Guidelines for EAP tutors in supporting postgraduate international students in their critical academic writing

Andrew Drybrough


This paper presents generic guidelines that English for Academic Purposes (EAP) tutors can use to guide them in the teaching of critical thinking in academic writing to (postgraduate) students in the UK. Based on interviews with 18 international master’s students and 14 content tutors based in a business school, school of education and institute of sport in a UK university, it found that while students tended to emphasise the process of critical writing, tutors tended to highlight the critical writing product. However, there was also crossover in their conceptualizations that emphasised four main reading-to-writing sub-skills involved in the process of critical academic writing: namely, developing a sceptical disposition towards academic reading, reading to understand disciplinary knowledge, reading to analyze and distinguish between less and more important information for note-taking purposes, and reading to evaluate literature.
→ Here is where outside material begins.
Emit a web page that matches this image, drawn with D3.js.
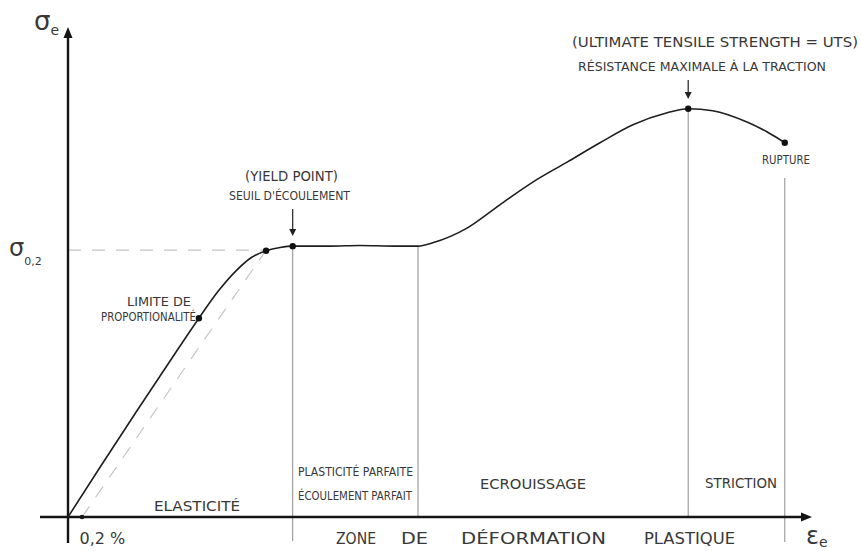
<!DOCTYPE html>
<html>
<head>
<meta charset="utf-8">
<script src="https://cdn.jsdelivr.net/npm/d3@7"></script>
<style>
  html, body { margin: 0; padding: 0; background: #fff; }
  svg { display: block; }
  text { font-family: "DejaVu Sans", sans-serif; fill: #383838; }
</style>
</head>
<body>
<svg id="chart" width="861" height="551"></svg>
<script>
// ---- data (strain in %, stress in arbitrary units; σ0,2 = 200) ----
const strain = [0, 0.46, 0.99, 1.56, 1.87, 2.15, 2.40, 2.62, 2.83, 3.03, 3.21, 3.74, 4.17, 4.67, 5.0, 5.21, 5.70, 6.17, 6.64, 7.13, 7.60, 8.07, 8.56, 8.86, 9.21, 9.70, 9.99, 10.24];
const stress = [0, 37.5, 80, 125, 149, 169.5, 184.5, 194.5, 199.5, 202, 203, 203, 203.5, 203, 203, 205.5, 216.5, 234, 251, 266, 280.5, 294, 303, 306, 304.5, 296, 288.5, 280.5];
const keyStrain = [1.87, 2.83, 3.21, 8.86, 10.24];
const keyStress = [149, 199.5, 203, 306, 280.5];
const offsetStrain = 0.2;
const proofStress = 200;
const dividerStrain = [3.21, 5.0, 8.86, 10.24];
const xTickValues = [0.2];
const xTickLabels = ["0,2 %"];

const svg = d3.select("#chart");
const x = d3.scaleLinear().domain([0, 10.6]).range([68, 810]);
const y = d3.scaleLinear().domain([0, 365]).range([517, 30]);

// ---- dashed construction lines ----
const dashStyle = s => s.attr("stroke", "#c4c4c4").attr("stroke-width", 1.2)
  .attr("stroke-dasharray", "13,11").attr("fill", "none");
svg.append("line").attr("x1", x(0)).attr("x2", x(keyStrain[1]))
  .attr("y1", y(proofStress)).attr("y2", y(proofStress)).call(dashStyle);
svg.append("line").attr("x1", x(offsetStrain)).attr("y1", y(0))
  .attr("x2", x(keyStrain[1])).attr("y2", y(proofStress)).call(dashStyle);

// ---- zone dividers ----
const divTop = [y(keyStress[2]), y(keyStress[2]), y(keyStress[3]), 178];
const divBottom = [541, y(0), y(0), 542];
dividerStrain.forEach((s, i) => {
  svg.append("line").attr("x1", x(s)).attr("x2", x(s))
    .attr("y1", divTop[i]).attr("y2", divBottom[i])
    .attr("stroke", "#8c8c8c").attr("stroke-width", 1);
});

// ---- axes ----
const xAxis = svg.append("g").attr("transform", `translate(0,${y(0)})`)
  .call(d3.axisBottom(x).tickValues(xTickValues).tickSize(0)
    .tickFormat((d, i) => xTickLabels[i]));
xAxis.select(".domain").remove();
xAxis.selectAll("text").attr("text-anchor", "start").attr("dx", -3)
  .attr("y", 27).attr("dy", 0).style("font-size", "16px")
  .style("font-family", "DejaVu Sans, sans-serif").attr("fill", "#333");

const yAxis = svg.append("g").attr("transform", `translate(${x(0)},0)`)
  .call(d3.axisLeft(y).tickValues([proofStress]).tickSize(0).tickFormat(""));
yAxis.select(".domain").remove();
yAxis.selectAll(".tick text").remove();

const axisColor = "#151515";
svg.append("line").attr("x1", 40).attr("x2", 804).attr("y1", y(0)).attr("y2", y(0))
  .attr("stroke", axisColor).attr("stroke-width", 2.4);
svg.append("path").attr("d", `M812,${y(0)} L801,${y(0) - 4.5} L801,${y(0) + 4.5} Z`).attr("fill", axisColor);
svg.append("line").attr("x1", x(0)).attr("x2", x(0)).attr("y1", 543).attr("y2", 35)
  .attr("stroke", axisColor).attr("stroke-width", 2.4);
svg.append("path").attr("d", `M${x(0)},27 L${x(0) - 4.5},38 L${x(0) + 4.5},38 Z`).attr("fill", axisColor);

// tick dot at 0.2 %
svg.append("circle").attr("cx", x(offsetStrain)).attr("cy", y(0)).attr("r", 2.3).attr("fill", axisColor);

// ---- stress-strain curve ----
const pts = strain.map((s, i) => [s, stress[i]]);
const line = d3.line().x(d => x(d[0])).y(d => y(d[1])).curve(d3.curveMonotoneX);
svg.append("path").datum(pts).attr("d", line)
  .attr("fill", "none").attr("stroke", "#1e1e1e").attr("stroke-width", 1.6);

// key points
keyStrain.forEach((s, i) => {
  svg.append("circle").attr("cx", x(s)).attr("cy", y(keyStress[i])).attr("r", 3.2).attr("fill", "#111");
});

// pointer arrows
function pointer(px, y1, y2) {
  svg.append("line").attr("x1", px).attr("x2", px).attr("y1", y1).attr("y2", y2 - 6)
    .attr("stroke", "#222").attr("stroke-width", 1.2);
  svg.append("path").attr("d", `M${px},${y2} L${px - 3.5},${y2 - 7} L${px + 3.5},${y2 - 7} Z`).attr("fill", "#222");
}
pointer(x(keyStrain[2]), 209, 236);
pointer(x(keyStrain[3]), 80, 99);

// ---- labels ----
const labels = [
  { t: "(ULTIMATE TENSILE STRENGTH = UTS)", x0: 572, x1: 858, yb: 47, fs: 14 },
  { t: "RÉSISTANCE MAXIMALE À LA TRACTION", x0: 578, x1: 826, yb: 71, fs: 12.5 },
  { t: "(YIELD POINT)", x0: 245, x1: 338, yb: 181, fs: 14 },
  { t: "SEUIL D'ÉCOULEMENT", x0: 229, x1: 350, yb: 200, fs: 12.5 },
  { t: "LIMITE DE", x0: 127, x1: 191, yb: 306, fs: 11.5 },
  { t: "PROPORTIONALITÉ", x0: 101, x1: 196, yb: 321, fs: 11.5 },
  { t: "RUPTURE", x0: 762, x1: 810, yb: 164, fs: 12 },
  { t: "ELASTICITÉ", x0: 154, x1: 240, yb: 511, fs: 13.5 },
  { t: "PLASTICITÉ PARFAITE", x0: 298, x1: 413, yb: 476, fs: 12 },
  { t: "ÉCOULEMENT PARFAIT", x0: 298, x1: 412, yb: 500, fs: 12 },
  { t: "ECROUISSAGE", x0: 480, x1: 586, yb: 489, fs: 14 },
  { t: "STRICTION", x0: 705, x1: 777, yb: 488, fs: 14 },
  { t: "ZONE", x0: 336, x1: 376, yb: 544, fs: 16 },
  { t: "DE", x0: 401, x1: 428, yb: 544, fs: 16 },
  { t: "DÉFORMATION", x0: 461, x1: 606, yb: 544, fs: 16 },
  { t: "PLASTIQUE", x0: 644, x1: 735, yb: 544, fs: 16 }
];
labels.forEach(l => {
  svg.append("text").attr("x", l.x0).attr("y", l.yb)
    .attr("textLength", l.x1 - l.x0).attr("lengthAdjust", "spacingAndGlyphs")
    .style("font-size", l.fs + "px").text(l.t);
});

// axis symbols
function sym(px, py, main, sub, fs, sfs, dy) {
  const t = svg.append("text").attr("x", px).attr("y", py).style("font-size", fs + "px").attr("fill", "#444");
  t.append("tspan").text(main);
  t.append("tspan").attr("dy", dy).style("font-size", sfs + "px").text(sub);
}
sym(34, 30, "σ", "e", 26, 14, 5);
sym(9, 256, "σ", "0,2", 24, 11, 9);
sym(806, 544, "ε", "e", 24, 14, 3);
</script>
</body>
</html>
The key features of the critical writing product highlighted the importance of clear argumentation and student voice. These broad set of findings can be adapted and applied to EAP teaching through the use of Anderson et al.’s cognitive categories and processes and Toulmin’s argument pattern. Finally, the findings tended to support more generic patterns of critical academic writing across the disciplines in the study. More research is therefore needed to investigate how the conceptualization of critical thinking in academic writing varies between disciplines.